Tim, I missed a word. "a completely different beast"...and it's my interpretation of what you said about XenSource maintaining two different source trees and etc. Tim, you also are too strict on the following three terms, free, GPL, open source as if you are an IP lawyer. Of course Xen is free, and XenEnterprise is not. The point I am making is that XenEnterprise is 85% based on the core Xen which is free, GPL'd, and source made available by XenSource, and is marketed as if it's a different beast.
XenEnterprise's non-GPL portion is much smaller compared to the GPL'd portion.

Define smaller? Lines of code or cost of development? :) Both must be
considered. Just looking at the screenshots of XenEnt (and the rest) I
can tell you (off the top of my head) your looking at development costs
in the millions.
My definition of smaller is based on perceived value and perceived function. The core free Xen Hypervisor has more perceived value and function than the XenEnterprise the wrapping GUI application. To most people that is. To prove my point, if the Xen Hypervisor is designed correctly, everything you can do in XenEnterprise in a GUI environment, you should be able to do in a command line environment. If you look at the development costs in the millions, it's actually cheap. Development cost really depends on who's developing. People in the US get paid 5 times as much as people in India for example. In the US, 1Mil gives you about 20 programmers for a year on average, maybe 10 good ones for a year. I am sure Xen the hypervisor which is free, had way more programmer-years than the non-GPL'd GUI. And some of the functions that's in the Xen Hypervisor is not enabled in the XenExpress as if XenExpress arbitrarily limit functionality of the core Xen Hypervisor to promote higher priced Server/Enterprise versions even though the Xen Hypervisor hasn't changed.
4. The issues with closed source Windows Paravirtualization is this: whether or not it's merged to the Xen Server/Enterprise source tree(the controller and UI parts, which is not GPL'd) or it's interfaced to the Xen hypervisor source tree(which is GPL'd). From a practical point of view, I don't see how a paravirtualized driver can be non-dependent on the GPL'd Xen Hypervisor.

Someone other than me has to explain to you how hypercalls and program
API's work.
Yes, that's the question you and I both need answers to.
If it's indeed interfaced into the hypervisor, then the windows paravirtualization driver should be open sourced, GPL'd.

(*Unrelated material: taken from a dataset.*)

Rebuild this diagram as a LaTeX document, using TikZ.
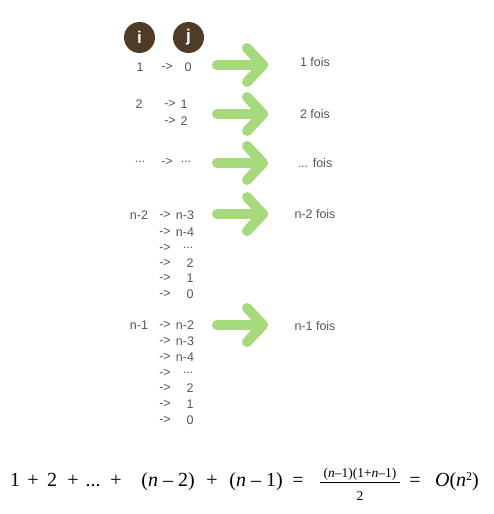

That's up to XenSource. They are under no obligation to make those
drivers free. GPL software is not 'open source', every time you say that
I have to ask you to stop.
Ok, Timster. You are correct on that "They are under no obligations to make it free" My statement uses the words "should be" as merely suggestive that perhaps a open standard, API for the windows paravirtualization driver is of more utility and beneficial to both Microsoft, XenSource, and the end user. Of course XenSource doesn't see it that way, and they see it as another way to make money. Legal for sure. Alienating potential customers for sure. Actually I see Xen having a common API for paravirtualization drivers. Then whatever OS you install in a Xen DomU, the OS writer then becomes responsible for writing the Xen DomU paravirtualization driver. For example, Microsoft can be making a Windows XP-Xen Edition with the Xen drivers...etc. But of course if you are XenSource, you would like to have a monopoly of the paravirtualization driver development and charge people for it.

Ok Tim, I got to get 1 hour of sleep before I have to wake up again :) We shall continue the discussion in another time.